In the UK, farmers and veterinarians have an excellent track record of ensuring our food is free from harmful residues of veterinary medicine and measures are in place to ensure things stay that way.
A surveillance schemes is overseen by the Veterinary Medicines Directorate (VMD), a Defra agency.
This is known as the Statutory Surveillance Scheme. This is funded by the livestock industry and tests food from UK animals. All EU countries have a legal requirement to test their produce for residues of veterinary medicines and a smaller number of pesticides and heavy metals.
This statutory surveillance programme fulfils the UK’s obligations under Directive 96/23/EC. The samples included red meat, poultry, eggs, milk, farmed fish, wild and farmed game, and honey.
The Veterinary Medicines Directoate Reports during 2019 demonstrate once again that the use of authorised veterinary medicinal products in accordance with directions in the UK does not result in residues of human health concern and that a very high level of compliance with the safe use of such medicines continues to be achieved.

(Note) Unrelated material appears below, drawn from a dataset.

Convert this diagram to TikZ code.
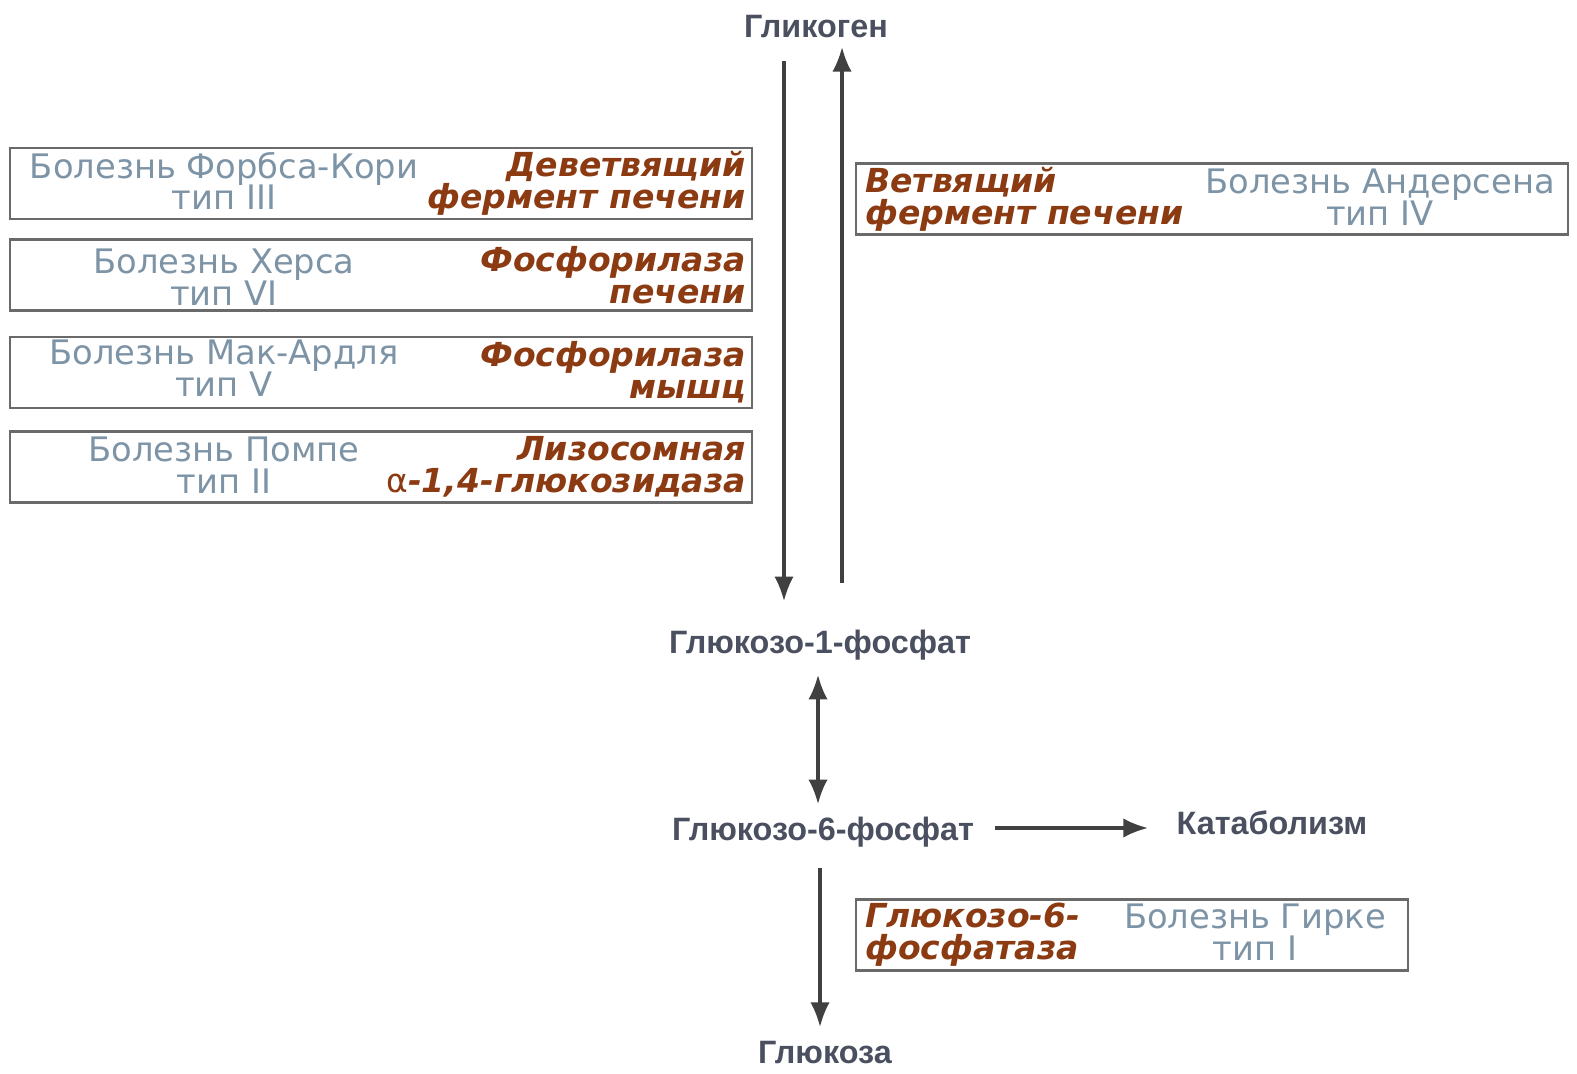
\documentclass[tikz,border=0pt]{standalone}
\usepackage{fontspec}
\setmainfont{DejaVu Sans}
\newfontfamily\lblfont{Liberation Sans}
\usetikzlibrary{arrows.meta,positioning}
\definecolor{lbltext}{HTML}{4A5060}
\definecolor{distext}{HTML}{7D93A6}
\definecolor{enztext}{HTML}{8B3A12}
\definecolor{boxgray}{HTML}{6A6A6A}

\begin{document}
\begin{tikzpicture}[x=0.01cm,y=-0.01cm]
	  \tikzstyle{metab}=[font=\lblfont\bfseries\fontsize{9.2}{10}\selectfont,text=lbltext,inner sep=0pt]
	  \tikzstyle{frame}=[draw=boxgray,line width=0.7pt,minimum height=0.71cm,inner sep=0pt]
	  \tikzstyle{disease}=[font=\fontsize{9.6}{9}\selectfont,text=distext,align=center,inner sep=0pt]
	  \tikzstyle{enzyme}=[font=\bfseries\itshape\fontsize{9.4}{9}\selectfont,text=enztext,inner sep=0pt]
	  \tikzstyle{flow}=[draw=black!75,line width=0.9pt,-{Latex[length=7pt,width=5.5pt]}]

		\useasboundingbox (0,0) rectangle (1577,1074);

		% metabolites
		\node[metab] (glik) at (816,27) {Гликоген};
		\node[metab] (g1p) at (820,645) {Глюкозо-1-фосфат};
		\node[metab] (g6p) at (823,832) {Глюкозо-6-фосфат};
		\node[metab] (catab) at (1272,823) {Катаболизм};
		\node[metab] (gluc) at (825,1053) {Глюкоза};

		% left boxes
		\node[frame,minimum width=7.42cm] (fk) at (381,183.5) {};
		\node[disease] (fkd) at (224,181) {Болезнь Форбса-Кори\\тип III};
		\node[enzyme,align=right,anchor=east] (fke) at ([xshift=-.07cm]fk.east) {Деветвящий\\фермент печени};

		\node[frame,minimum width=7.42cm] (hers) at (381,275) {};
		\node[disease] (hersd) at (224,277) {Болезнь Херса\\тип VI};
		\node[enzyme,align=right,anchor=east] (herse) at ([xshift=-.07cm]hers.east) {Фосфорилаза\\печени};

		\node[frame,minimum width=7.42cm] (mca) at (381,372.5) {};
		\node[disease] (mcad) at (224,368) {Болезнь Мак-Ардля\\тип V};
		\node[enzyme,align=right,anchor=east] (mcae) at ([xshift=-.07cm]mca.east) {Фосфорилаза\\мышц};

		\node[frame,minimum width=7.42cm] (pom) at (381,467) {};
		\node[disease] (pomd) at (224,465) {Болезнь Помпе\\тип II};
		\node[enzyme,align=right,anchor=east] (pome) at ([xshift=-.07cm]pom.east) {Лизосомная\\{\upshape\mdseries α}-1,4-глюкозидаза};

		% right boxes
		\node[frame,minimum width=7.12cm] (and) at (1212,199) {};
		\node[enzyme,align=left,anchor=west] (ande) at ([xshift=.1cm]and.west) {Ветвящий\\фермент печени};
		\node[disease] (andd) at (1380,197) {Болезнь Андерсена\\тип IV};

		\node[frame,minimum width=5.52cm] (gir) at (1132,935) {};
		\node[enzyme,align=left,anchor=west] (gire) at ([xshift=.1cm]gir.west) {Глюкозо-6-\\фосфатаза};
		\node[disease] (gird) at (1255,932) {Болезнь Гирке\\тип I};

		% arrows
		\draw[flow,shorten <=.22cm,shorten >=.28cm] ([xshift=-.32cm]glik.south) -- ([xshift=-.32cm]glik.south |- g1p.north);
		\draw[flow,shorten <=.46cm,shorten >=.08cm] ([xshift=.26cm]glik.south |- g1p.north) -- ([xshift=.26cm]glik.south);
		\draw[flow,{Latex[length=7pt,width=5.5pt]}-{Latex[length=7pt,width=5.5pt]},shorten <=.14cm,shorten >=.12cm] ([xshift=-.02cm]g1p.south) -- ([xshift=-.02cm]g1p.south |- g6p.north);
		\draw[flow,shorten <=.2cm,shorten >=.28cm] ([yshift=.04cm]g6p.east) -- ([yshift=.04cm]g6p.east -| catab.west);
		\draw[flow,shorten <=.2cm,shorten >=.14cm] ([xshift=-.03cm]g6p.south) -- ([xshift=-.03cm]g6p.south |- gluc.north);
\end{tikzpicture}
\end{document}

Follow-up action is taken by the Animal & Plant Health Agency, The Fisheries Research Services (Scotland) and the Centre for Environment Fisheries & Aquaculture Science (CEFAS), on every sample which on confirmatory analysis shows the presence of unauthorised substances or concentrations of authorised substances above the MRL (Maximum Residue Limits). A thorough on-farm investigation is undertaken by a Veterinary Officer (VO) or a Fish Health Officer (FHO) of the relevant agency who may be accompanied by an Investigation Officer (IO) of DEFRA’s legal department. This investigation will involve an inspection of farm records and stock and the collection of further samples from suspect animals. If clear evidence of abuse is found, the farmer will be prosecuted.
In cases where concentrations of authorised substances are found above the MRL
, the Animal & Plant Health agency will give the farmer, in consultation with his veterinary surgeon, the fullest possible advice on how to ensure that residues do not enter the food chain. Where a follow-up visit indicates serious shortcomings or deliberate misuse of an animal medicine, the farmer will be prosecuted.